### AIM OF THE TASK
Exactly as written, write out the lines below from the first to the one containing "y_ticks = [1, 2, 3, 4, 5, 6, 7, 8, 9, 10]", inclusive. Pictures do not belong in the copy.

### INFORMATION SHOWN
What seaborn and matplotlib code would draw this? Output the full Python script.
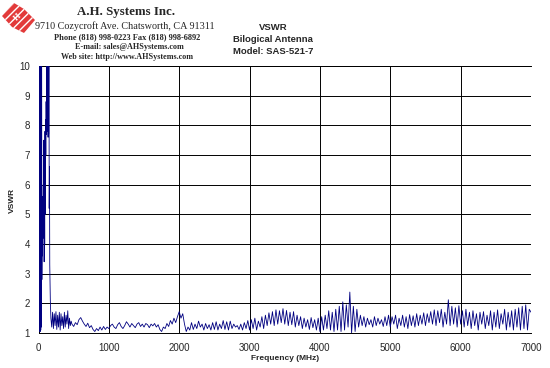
import numpy as np
import pandas as pd
import matplotlib
matplotlib.use("Agg")
import matplotlib.pyplot as plt
import seaborn as sns
from matplotlib.patches import Polygon
from matplotlib.ticker import MultipleLocator

# ---------------- data ----------------
title_lines = ["VSWR", "Bilogical Antenna", "Model: SAS-521-7"]
x_label = "Frequency (MHz)"
y_label = "VSWR"
x_ticks = [0, 1000, 2000, 3000, 4000, 5000, 6000, 7000]
y_ticks = [1, 2, 3, 4, 5, 6, 7, 8, 9, 10]

# sweep blocks: start frequency (MHz), step (MHz), VSWR values
start_0, step_0 = 0, 4
vswr_0 = [1.0, 14, 1.05, 14, 1.05, 14, 1.05, 14, 1.1, 14,
          1.2, 12, 2.8, 4.2, 3.6, 5.6, 4.9, 6.0, 4.2, 7.5,
          3.4, 6.5, 4.0, 7.8, 5.0, 8.2, 7.0, 8.8, 7.7, 14,
          7.8, 14, 8.0, 14, 7.6, 14, 7.7, 14, 5.2, 6.6,
          3.3, 2.6, 2.1, 1.8]

start_1, step_1 = 176, 12
vswr_1 = [1.5, 1.2, 1.7, 1.15, 1.65, 1.25, 1.72, 1.12, 1.6, 1.2,
          1.7, 1.1, 1.65, 1.25, 1.55, 1.15, 1.7, 1.2, 1.6, 1.3,
          1.75, 1.15, 1.5, 1.25, 1.4]

start_2, step_2 = 475, 25
vswr_2 = [1.3, 1.22, 1.35, 1.28, 1.45, 1.52, 1.4, 1.3, 1.22, 1.33,
          1.18, 1.25, 1.12, 1.05, 1.15, 1.08, 1.2, 1.1, 1.22, 1.12, 1.2]

start_3, step_3 = 1000, 25
vswr_3 = [1.15, 1.25, 1.3, 1.2, 1.15, 1.28, 1.35, 1.22, 1.15, 1.25,
          1.38, 1.3, 1.2, 1.32, 1.25, 1.18, 1.3, 1.35, 1.22, 1.3,
          1.2, 1.32, 1.28, 1.18, 1.3, 1.24, 1.32, 1.2, 1.28, 1.12,
          1.05, 1.2, 1.15, 1.32, 1.22, 1.42, 1.3, 1.5, 1.35, 1.55]

start_4, step_4 = 2000, 25
vswr_4 = [1.72, 1.5, 1.65, 1.3, 1.05, 1.2, 1.1, 1.35, 1.12, 1.3,
          1.15, 1.4, 1.2, 1.3, 1.1, 1.32, 1.15, 1.28, 1.1, 1.35,
          1.12, 1.38, 1.1, 1.3, 1.15, 1.42, 1.12, 1.38, 1.1, 1.4,
          1.15, 1.3, 1.2, 1.25, 1.12, 1.3, 1.1, 1.35, 1.15, 1.42]

start_5, step_5 = 3000, 25
vswr_5 = [1.1, 1.45, 1.15, 1.5, 1.1, 1.4, 1.2, 1.55, 1.15, 1.6,
          1.25, 1.68, 1.3, 1.72, 1.25, 1.78, 1.3, 1.75, 1.35, 1.82,
          1.3, 1.76, 1.25, 1.7, 1.28, 1.72, 1.2, 1.6, 1.25, 1.55,
          1.15, 1.5, 1.2, 1.45, 1.12, 1.52, 1.18, 1.45, 1.1, 1.5]

start_6, step_6 = 4000, 25
vswr_6 = [1.05, 1.55, 1.1, 1.6, 1.15, 1.75, 1.1, 1.7, 1.05, 1.8,
          1.1, 1.9, 1.05, 2.05, 1.1, 1.95, 1.2, 2.38, 1.0, 1.9,
          1.05, 1.8, 1.2, 1.6, 1.25, 1.55, 1.2, 1.5, 1.28, 1.45,
          1.2, 1.55, 1.25, 1.5, 1.3, 1.45, 1.22, 1.55, 1.25, 1.6]

start_7, step_7 = 5000, 25
vswr_7 = [1.2, 1.55, 1.3, 1.6, 1.15, 1.5, 1.25, 1.6, 1.2, 1.55,
          1.15, 1.62, 1.25, 1.58, 1.2, 1.65, 1.25, 1.6, 1.3, 1.68,
          1.25, 1.65, 1.35, 1.72, 1.3, 1.78, 1.25, 1.75, 1.35, 1.8,
          1.2, 1.7, 1.3, 2.12, 1.25, 1.9, 1.3, 1.85, 1.2, 1.92]

start_8, step_8 = 6000, 25
vswr_8 = [1.3, 1.75, 1.2, 1.8, 1.25, 1.7, 1.15, 1.75, 1.25, 1.65,
          1.1, 1.7, 1.3, 1.72, 1.15, 1.6, 1.25, 1.75, 1.1, 1.7,
          1.2, 1.78, 1.15, 1.65, 1.3, 1.8, 1.1, 1.7, 1.2, 1.75,
          1.1, 1.8, 1.2, 1.85, 1.1, 1.9, 1.15, 1.95, 1.1, 1.8, 1.7]

blocks = [(start_0, step_0, vswr_0), (start_1, step_1, vswr_1),
          (start_2, step_2, vswr_2), (start_3, step_3, vswr_3),
          (start_4, step_4, vswr_4), (start_5, step_5, vswr_5),
          (start_6, step_6, vswr_6), (start_7, step_7, vswr_7),
          (start_8, step_8, vswr_8)]

freq = np.concatenate([s + st * np.arange(len(v)) for s, st, v in blocks])
vswr = np.concatenate([np.array(v, dtype=float) for _, _, v in blocks])
df = pd.DataFrame({"freq": freq, "vswr": vswr})

# ---------------- figure ----------------
sns.set_style("white")
plt.rcParams["font.family"] = ["Liberation Sans", "DejaVu Sans"]

W, H = 550, 368
fig = plt.figure(figsize=(W / 100, H / 100), dpi=100)
fig.patch.set_facecolor("white")


def px(x, y):
    return x / W, 1 - y / H


left, right, top, bottom = 38.5, 531, 66, 333
ax = fig.add_axes([left / W, 1 - bottom / H, (right - left) / W, (bottom - top) / H])
ax.set_facecolor("white")

sns.lineplot(data=df, x="freq", y="vswr", estimator=None, sort=False,
             color="#000080", linewidth=0.6, ax=ax, zorder=3)

ax.set_xlim(0, 7000)
ax.set_ylim(1, 10)
ax.set_xticks(x_ticks)
ax.set_yticks(y_ticks)
ax.xaxis.set_minor_locator(MultipleLocator(200))
ax.yaxis.set_minor_locator(MultipleLocator(0.2))
ax.tick_params(axis="x", which="major", direction="out", length=4, width=0.7,
               labelsize=7, pad=3, color="black")
ax.tick_params(axis="x", which="minor", direction="out", length=2.5, width=0.5, color="black")
ax.tick_params(axis="y", which="major", direction="out", length=4, width=0.7,
               labelsize=7, pad=2, color="black")
ax.tick_params(axis="y", which="minor", direction="out", length=2.5, width=0.5, color="black")
ax.grid(True, which="major", color="black", linewidth=0.7)
for s in ["left", "bottom", "top"]:
    ax.spines[s].set_visible(True)
    ax.spines[s].set_color("black")
    ax.spines[s].set_linewidth(0.7)
ax.spines["right"].set_visible(False)
ax.set_xlabel("")
ax.set_ylabel("")

fig.text(*px(285, 358), x_label, ha="center", va="center", fontsize=6, fontweight="bold")
fig.text(*px(12, 200), y_label, ha="center", va="center", fontsize=6,
         fontweight="bold", rotation=90)

for i, t in enumerate(title_lines):
    fig.text(*px(273, 27 + 12 * i), t, ha="center", va="center", fontsize=6.8,
             fontweight="bold")

# header block
serif = ["Liberation Serif", "DejaVu Serif"]
fig.text(*px(126, 12), "A.H. Systems Inc.", ha="center", va="center", fontsize=9.3,
         family=serif, fontweight="bold")
fig.text(*px(125, 26), "9710 Cozycroft Ave. Chatsworth, CA 91311", ha="center",
         va="center", fontsize=7.3, family=serif)
fig.text(*px(127, 37), "Phone (818) 998-0223 Fax (818) 998-6892", ha="center",
         va="center", fontsize=6.0, family=serif, fontweight="bold")
fig.text(*px(129, 47), "E-mail: sales@AHSystems.com", ha="center", va="center",
         fontsize=5.9, family=serif, fontweight="bold")
fig.text(*px(127, 57), "Web site: http://www.AHSystems.com", ha="center",
         va="center", fontsize=5.9, family=serif, fontweight="bold")

# logo
logo_px = [(2, 16), (14, 3), (24, 9), (35, 20), (24, 33), (12, 27)]
logo = Polygon([px(x, y) for x, y in logo_px], closed=True, transform=fig.transFigure,
               facecolor="#e23a3a", edgecolor="white", hatch="////", linewidth=0)
fig.patches.append(logo)
fig.text(*px(18, 17), "H", ha="center", va="center", fontsize=6, color="white",
         fontweight="bold", rotation=45, family=serif)

fig.savefig("out.png", dpi=100, facecolor="white")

### RESPONSE
What seaborn and matplotlib code would draw this? Output the full Python script.
import numpy as np
import pandas as pd
import matplotlib
matplotlib.use("Agg")
import matplotlib.pyplot as plt
import seaborn as sns
from matplotlib.patches import Polygon
from matplotlib.ticker import MultipleLocator

# ---------------- data ----------------
title_lines = ["VSWR", "Bilogical Antenna", "Model: SAS-521-7"]
x_label = "Frequency (MHz)"
y_label = "VSWR"
x_ticks = [0, 1000, 2000, 3000, 4000, 5000, 6000, 7000]
y_ticks = [1, 2, 3, 4, 5, 6, 7, 8, 9, 10]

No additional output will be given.